The resolution directs district employees to reject efforts by individuals or agencies to enforce federal immigration law on school grounds, "except in the rarest cases," and to avoid collecting or maintaining information on the immigration status of individual students.
"The District shall do everything in its lawful power to protect our students' confidential information and ensure that our students' learning environments are not disrupted by immigration enforcement actions," the resolution states.
Last month, the advocacy group Unidade Inmigrante encouraged board members to adopt a safe schools resolution as a pre-emptive gesture of support for undocumented students and their families.
Unidade Inmigrante spokeswoman Amy Dominguez said she was encouraged by the board's unanimous vote, and that administrators in neighboring school districts had expressed early interest in passing similar resolutions.
"We're really grateful to the board for being so receptive," Dominguez said. "We're hoping that with them taking the lead and getting this passed that other districts will do the same and know that they're not alone."
Salt Lake City School District's resolution states that families have expressed the fear that their children will be seized for deportation while at school.
It instructs school staff to direct all law enforcement agency requests to the district's policy director, and adds that unless exigent circumstances or a signed warrant dictate otherwise, law enforcement requests will be denied.
"[T]he Board is committed to ensuring that schools and District facilities are safe and welcoming places for all students and their families," it states.
Board president Heather Bennett said she was not aware of any requests by U.S. Immigration and Customs Enforcement (ICE) to contact children at schools.
But the policy, and subsequent training to be conducted with district employees, would prepare schools to respond appropriately in the event that ICE or other federal agents attempt to conduct action on campuses.
"We're anticipating that it may happen," Bennett said. "And we know that people are afraid."

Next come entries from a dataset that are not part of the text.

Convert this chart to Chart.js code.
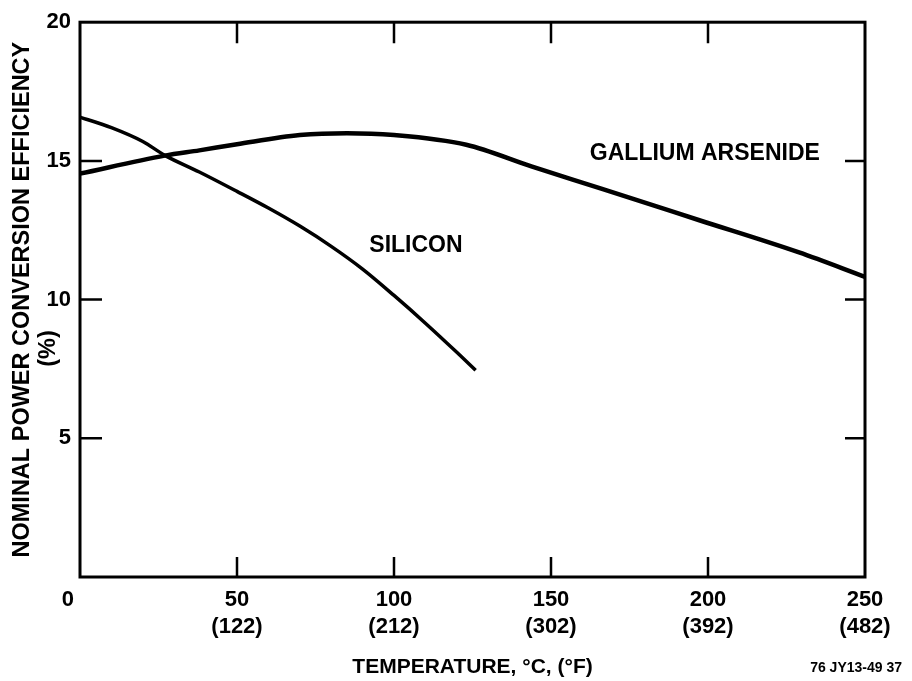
<!DOCTYPE html>
<html>
<head>
    <title>Nominal Power Conversion Efficiency</title>
    <script src="https://cdn.jsdelivr.net/npm/chart.js"></script>
    <style>
        body { margin: 0; background: #fff; }
        #effChart { display: block; }
    </style>
</head>
<body>
    <canvas id="effChart" width="912" height="681"></canvas>
    <script>
        // values
        const siliconTemp = [0, 10, 20, 27, 38, 50, 60, 70, 80, 90, 100, 110, 120, 126];
        const siliconEff = [16.58, 16.2, 15.7, 15.2, 14.6, 13.9, 13.3, 12.65, 11.92, 11.1, 10.15, 9.15, 8.1, 7.45];

        const gaasTemp = [0, 27, 38, 50, 70, 85, 100, 123, 144, 166, 197, 229, 250];
        const gaasEff = [14.54, 15.19, 15.38, 15.6, 15.93, 16.0, 15.93, 15.58, 14.79, 14.0, 12.87, 11.7, 10.82];

        const celsiusTicks = [0, 50, 100, 150, 200, 250];
        const fahrenheitTicks = ['', '(122)', '(212)', '(302)', '(392)', '(482)'];
        const effTicks = [5, 10, 15, 20];

        const curveNames = ['SILICON', 'GALLIUM ARSENIDE'];

        const FONT = "'Liberation Sans', Arial, Helvetica, sans-serif";

        // box round the plot and short inward tick marks
        const frame = {
            id: 'frame',
            afterDatasetsDraw(chart) {
                const { ctx, chartArea: a, scales } = chart;
                ctx.save();
                ctx.strokeStyle = '#000';
                ctx.lineWidth = 3;
                ctx.strokeRect(a.left, a.top, a.right - a.left, a.bottom - a.top);

                ctx.lineWidth = 2.5;
                ctx.beginPath();
                celsiusTicks.slice(1, -1).forEach(t => {
                    const x = scales.x.getPixelForValue(t);
                    ctx.moveTo(x, a.bottom); ctx.lineTo(x, a.bottom - 20);
                    ctx.moveTo(x, a.top); ctx.lineTo(x, a.top + 21);
                });
                effTicks.slice(0, -1).forEach(v => {
                    const y = scales.y.getPixelForValue(v);
                    ctx.moveTo(a.left, y); ctx.lineTo(a.left + 22, y);
                    ctx.moveTo(a.right, y); ctx.lineTo(a.right - 20, y);
                });
                ctx.stroke();

                // curve names, placed in data units
                ctx.fillStyle = '#000';
                ctx.font = 'bold 23px ' + FONT;
                ctx.textAlign = 'center';
                ctx.textBaseline = 'middle';
                ctx.fillText(curveNames[0], scales.x.getPixelForValue(107), scales.y.getPixelForValue(11.95));
                ctx.fillText(curveNames[1], scales.x.getPixelForValue(199), scales.y.getPixelForValue(15.25));

                ctx.font = 'bold 14px ' + FONT;
                ctx.textAlign = 'right';
                ctx.fillText('76 JY13-49 37', chart.width - 10, 668);
                ctx.restore();
            }
        };

        const ctx = document.getElementById('effChart').getContext('2d');
        const chart = new Chart(ctx, {
            type: 'scatter',
            data: {
                datasets: [{
                    label: 'Silicon',
                    data: siliconTemp.map((t, i) => ({ x: t, y: siliconEff[i] })),
                    showLine: true,
                    borderColor: '#000',
                    borderWidth: 3.5,
                    pointRadius: 0,
                    cubicInterpolationMode: 'monotone'
                }, {
                    label: 'Gallium Arsenide',
                    data: gaasTemp.map((t, i) => ({ x: t, y: gaasEff[i] })),
                    showLine: true,
                    borderColor: '#000',
                    borderWidth: 4.5,
                    pointRadius: 0,
                    cubicInterpolationMode: 'monotone'
                }]
            },
            options: {
                responsive: false,
                animation: false,
                layout: { padding: { top: 17, right: 47, left: 0, bottom: 0 } },
                plugins: {
                    legend: { display: false },
                    tooltip: { enabled: false }
                },
                scales: {
                    x: {
                        type: 'linear',
                        min: 0,
                        max: 250,
                        afterFit: s => { s.height = 104; },
                        afterBuildTicks: s => { s.ticks = celsiusTicks.map(v => ({ value: v })); },
                        grid: { display: false, drawTicks: false },
                        border: { display: false },
                        ticks: {
                            padding: 9,
                            maxRotation: 0,
                            color: '#000',
                            font: { family: FONT, size: 22, weight: 'bold', lineHeight: 1.25 },
                            callback: v => {
                                const i = celsiusTicks.indexOf(v);
                                return v === 0 ? '0    ' : [String(v), fahrenheitTicks[i]];
                            }
                        },
                        title: {
                            display: true,
                            text: 'TEMPERATURE, °C, (°F)',
                            color: '#000',
                            padding: 0,
                            font: { family: FONT, size: 21, weight: 'bold', lineHeight: 1.3 }
                        }
                    },
                    y: {
                        min: 0,
                        max: 20,
                        afterFit: s => { s.width = 80; },
                        afterBuildTicks: s => { s.ticks = effTicks.map(v => ({ value: v })); },
                        grid: { display: false, drawTicks: false },
                        border: { display: false },
                        ticks: {
                            padding: 9,
                            color: '#000',
                            font: { family: FONT, size: 22, weight: 'bold' }
                        },
                        title: {
                            display: true,
                            text: ['NOMINAL POWER CONVERSION EFFICIENCY', '(%)               '],
                            color: '#000',
                            padding: { top: 10, bottom: 0 },
                            font: { family: FONT, size: 23.5, weight: 'bold', lineHeight: 1.1 }
                        }
                    }
                }
            },
            plugins: [frame]
        });
    </script>
</body>
</html>
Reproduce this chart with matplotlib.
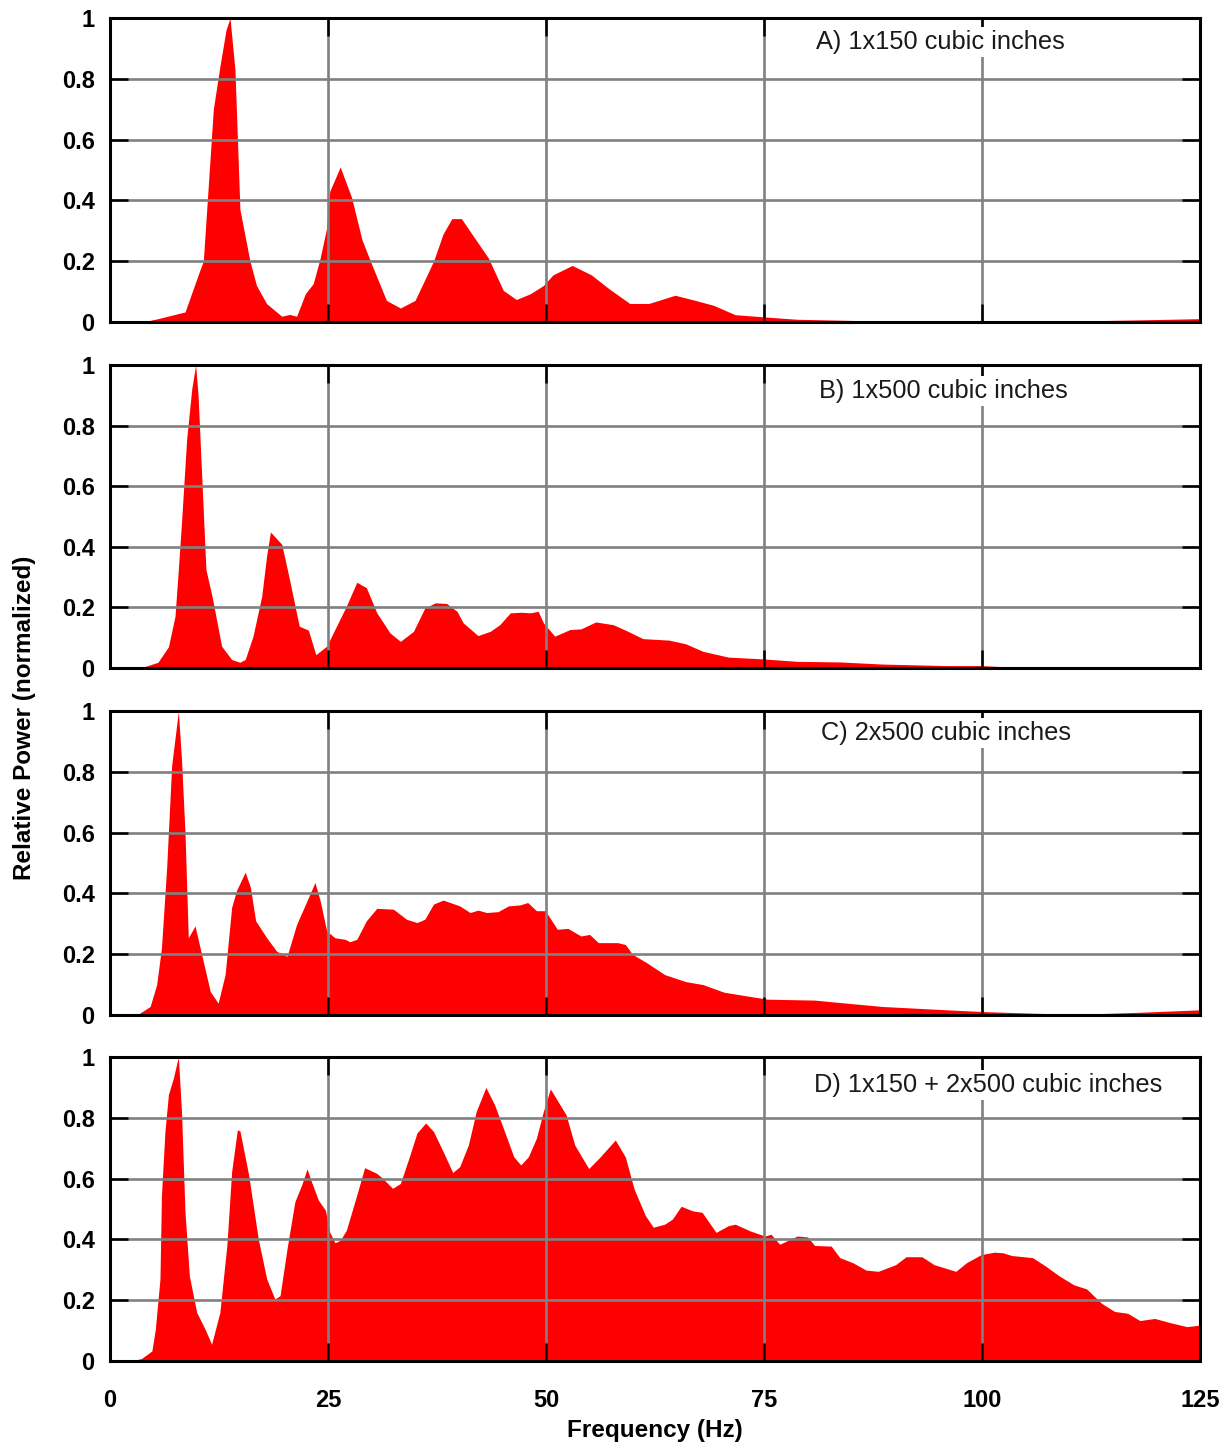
import matplotlib
matplotlib.use("Agg")
import matplotlib.pyplot as plt

plt.rcParams['font.family'] = ['Liberation Sans', 'DejaVu Sans']

# ---------------- data ----------------
freq_a = [0, 4, 5.35, 8.6, 10.3, 10.7, 11.85, 12.6, 13.3, 13.76, 14.33, 14.9, 16.05, 16.8, 17.97, 19.7,
          20.6, 21.4, 22.4, 23.3, 24.1, 24.85, 25.2, 26.4, 27.7, 28.9, 30.0, 31.7, 33.3, 34.98, 37.1,
          38.2, 39.2, 40.3, 42.2, 43.4, 45.1, 46.6, 48.2, 49.7, 50.8, 53.0, 55.2, 57.2, 59.6, 61.8,
          64.8, 67.0, 69.2, 71.7, 74.9, 78.8, 88.6, 98.5, 108.3, 118.1, 125]
power_a = [0, 0.002, 0.01, 0.033, 0.17, 0.2, 0.70, 0.84, 0.96, 1.0, 0.83, 0.37, 0.2, 0.12, 0.06, 0.019,
           0.025, 0.019, 0.093, 0.126, 0.21, 0.31, 0.43, 0.51, 0.41, 0.27, 0.19, 0.071, 0.046, 0.071, 0.2,
           0.29, 0.34, 0.34, 0.26, 0.21, 0.104, 0.074, 0.093, 0.12, 0.155, 0.186, 0.155, 0.11, 0.061, 0.061,
           0.088, 0.072, 0.055, 0.024, 0.017, 0.009, 0.003, 0.003, 0.002, 0.007, 0.011]

freq_b = [0, 3.8, 5.5, 6.7, 7.45, 7.8, 8.2, 8.79, 9.37, 9.82, 10.1, 10.5, 11.0, 11.7, 12.8,
          13.95, 14.9, 15.5, 16.4, 17.4, 17.96, 18.4, 19.7, 20.6, 21.7, 22.75, 23.6, 24.85, 25.6, 27.1,
          28.3, 29.4, 30.6, 32.1, 33.3, 34.8, 36.1, 37.3, 38.6, 39.8, 40.5, 42.2, 43.6, 44.7, 45.9,
          47.2, 48.2, 49.1, 49.7, 51.0, 52.75, 54.0, 55.7, 57.7, 59.4, 61.1, 64.1, 66.0, 68.0, 70.9,
          74.9, 78.8, 83.7, 88.6, 96.0, 99.9, 103.4, 113.2, 122, 125]
power_b = [0, 0.003, 0.019, 0.07, 0.17, 0.31, 0.48, 0.755, 0.92, 1.0, 0.9, 0.645, 0.325, 0.237, 0.072,
           0.028, 0.019, 0.028, 0.105, 0.237, 0.37, 0.449, 0.408, 0.29, 0.138, 0.125, 0.044, 0.072, 0.116, 0.204,
           0.283, 0.265, 0.182, 0.116, 0.088, 0.121, 0.198, 0.215, 0.213, 0.187, 0.149, 0.107, 0.121, 0.143, 0.182,
           0.184, 0.182, 0.187, 0.149, 0.105, 0.127, 0.129, 0.152, 0.143, 0.121, 0.097, 0.092, 0.08, 0.055, 0.036,
           0.03, 0.022, 0.02, 0.013, 0.008, 0.008, 0.003, 0.0, 0.003, 0.005]

freq_c = [0, 3.25, 4.6, 5.35, 5.9, 6.5, 7.07, 7.84, 8.2, 8.6, 8.98, 9.75, 10.5, 11.5, 12.4,
          13.2, 13.95, 14.5, 15.5, 16.1, 16.7, 17.97, 19.1, 20.3, 21.4, 22.6, 23.5, 24.1, 24.85, 25.8,
          26.96, 27.5, 28.3, 29.4, 30.6, 32.5, 34.0, 35.2, 36.1, 37.1, 38.2, 40.1, 41.3, 42.2, 43.2,
          44.5, 45.7, 47.0, 47.9, 48.9, 49.9, 50.3, 51.3, 52.5, 54.0, 55.0, 56.0, 58.2, 59.1, 59.9,
          61.6, 63.6, 66.0, 68.0, 70.4, 73.4, 75.4, 80.8, 83.7, 88.6, 96.0, 100.4, 105.8, 110.8, 118.1, 125]
power_c = [0, 0.003, 0.028, 0.1, 0.22, 0.486, 0.82, 1.0, 0.84, 0.6, 0.254, 0.293, 0.2, 0.077, 0.039,
           0.133, 0.354, 0.409, 0.47, 0.42, 0.31, 0.254, 0.21, 0.193, 0.298, 0.376, 0.436, 0.376, 0.276, 0.254,
           0.249, 0.241, 0.249, 0.31, 0.351, 0.348, 0.315, 0.304, 0.315, 0.365, 0.378, 0.359, 0.337, 0.345, 0.337,
           0.34, 0.359, 0.362, 0.37, 0.343, 0.343, 0.326, 0.282, 0.285, 0.26, 0.265, 0.238, 0.238, 0.232, 0.2,
           0.171, 0.133, 0.11, 0.1, 0.075, 0.061, 0.052, 0.049, 0.041, 0.028, 0.017, 0.011, 0.006, 0.002, 0.009, 0.017]

freq_d = [0, 2.3, 3.6, 4.8, 5.2, 5.73, 5.9, 6.3, 6.7, 7.26, 7.84, 8.2, 8.6, 9.1, 9.94,
          10.9, 11.65, 12.6, 13.4, 13.95, 14.6, 14.9, 15.9, 17.0, 17.97, 18.9, 19.5, 20.3, 21.2, 21.98,
          22.6, 23.1, 23.9, 24.7, 25.2, 25.8, 26.4, 27.1, 28.3, 29.2, 30.6, 31.3, 32.4, 33.3, 34.4,
          35.2, 36.2, 37.1, 38.2, 39.3, 40.1, 41.1, 42.0, 43.1, 44.1, 45.1, 46.3, 47.1, 47.98, 48.9,
          49.7, 50.5, 52.3, 53.3, 54.9, 56.2, 57.95, 59.1, 60.1, 61.4, 62.3, 63.6, 64.5, 65.5, 66.8,
          67.9, 69.5, 70.9, 71.7, 73.4, 75.1, 75.8, 76.8, 78.8, 80.0, 80.8, 82.7, 83.7, 85.2, 86.7,
          88.1, 90.1, 91.3, 93.1, 94.5, 97.0, 98.2, 99.9, 101.4, 102.4, 103.4, 105.8, 107.3, 108.8, 110.5,
          112.0, 113.7, 115.2, 116.7, 118.1, 119.8, 121.6, 123.5, 125]
power_d = [0, 0, 0.008, 0.033, 0.105, 0.27, 0.546, 0.755, 0.877, 0.93, 1.0, 0.82, 0.49, 0.28, 0.16,
           0.105, 0.055, 0.16, 0.38, 0.623, 0.76, 0.757, 0.612, 0.402, 0.27, 0.204, 0.215, 0.369, 0.524, 0.579,
           0.632, 0.59, 0.529, 0.496, 0.424, 0.389, 0.397, 0.43, 0.546, 0.636, 0.617, 0.6, 0.568, 0.584, 0.678,
           0.75, 0.783, 0.755, 0.689, 0.62, 0.639, 0.711, 0.821, 0.9, 0.843, 0.766, 0.672, 0.645, 0.672, 0.733,
           0.821, 0.895, 0.81, 0.71, 0.633, 0.671, 0.727, 0.671, 0.566, 0.478, 0.44, 0.45, 0.467, 0.509, 0.494,
           0.489, 0.423, 0.445, 0.45, 0.428, 0.411, 0.417, 0.384, 0.411, 0.408, 0.38, 0.378, 0.34, 0.323, 0.299,
           0.295, 0.317, 0.343, 0.343, 0.317, 0.295, 0.323, 0.35, 0.358, 0.356, 0.347, 0.34, 0.312, 0.281, 0.251,
           0.237, 0.19, 0.163, 0.157, 0.133, 0.14, 0.126, 0.113, 0.118]

panel_labels = ["A) 1x150 cubic inches", "B) 1x500 cubic inches",
                "C) 2x500 cubic inches", "D) 1x150 + 2x500 cubic inches"]
x_ticks = [0, 25, 50, 75, 100, 125]
y_ticks = [0, 0.2, 0.4, 0.6, 0.8, 1]
y_tick_labels = ["0", "0.2", "0.4", "0.6", "0.8", "1"]

series = [(freq_a, power_a), (freq_b, power_b), (freq_c, power_c), (freq_d, power_d)]

# ---------------- layout (pixels) ----------------
W, H = 1230, 1448
fig = plt.figure(figsize=(W / 100, H / 100), dpi=100)
left_px, right_px = 110, 1200
panel_px = [(18, 322), (365, 668), (711, 1015), (1057, 1361)]
label_pos = [(816, 42), (819, 391), (821, 733), (814, 1085)]

for i, ((top, bot), (f, p)) in enumerate(zip(panel_px, series)):
    ax = fig.add_axes([left_px / W, 1 - bot / H, (right_px - left_px) / W, (bot - top) / H])
    ax.fill_between(f, p, 0, color="#ff0000", linewidth=0, zorder=1)
    ax.set_xlim(0, 125)
    ax.set_ylim(0, 1)
    ax.set_xticks(x_ticks)
    ax.set_yticks(y_ticks)
    ax.set_yticklabels(y_tick_labels)
    ax.set_axisbelow(False)
    ax.grid(True, color="#808080", linewidth=1.9, zorder=2)
    ax.tick_params(axis="both", which="major", direction="in", length=13, width=1.8,
                   color="black", top=True, right=True, labelsize=17)
    ax.tick_params(axis="y", pad=11)
    ax.tick_params(axis="x", pad=20)
    for lab in ax.get_yticklabels() + ax.get_xticklabels():
        lab.set_fontweight("bold")
    if i < 3:
        ax.tick_params(axis="x", labelbottom=False)
    for s in ax.spines.values():
        s.set_linewidth(2.2)
        s.set_color("black")
        s.set_zorder(5)
    lx, ly = label_pos[i]
    ax.text((lx - left_px) / (right_px - left_px), (bot - ly) / (bot - top), panel_labels[i],
            transform=ax.transAxes, ha="left", va="center", fontsize=18.3, color="#1a1a1a",
            bbox=dict(facecolor="white", edgecolor="none", pad=2), zorder=6)

fig.text(655 / W, 1 - 1430 / H, "Frequency (Hz)", ha="center", va="center",
         fontsize=17.5, fontweight="bold")
fig.text(25 / W, 1 - 718 / H, "Relative Power (normalized)", ha="center", va="center",
         rotation=90, fontsize=17.5, fontweight="bold")

fig.savefig("out.png", dpi=100, facecolor="white")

Recently, a group of individuals gathered in the Edison Elementary School parking lot for roughly 20 minutes while they prepared guns and put on vests with Homeland Security Investigations labels. The incident occurred during a weekend, while the school was closed, but was confirmed by the school's principal.
Bennett said she hopes to coordinate with Salt Lake City's municipal and law enforcement leaders about encouraging federal agencies to avoid operations at or around schools.
"My hope is that we won't have to be completely alone in that," Bennett said.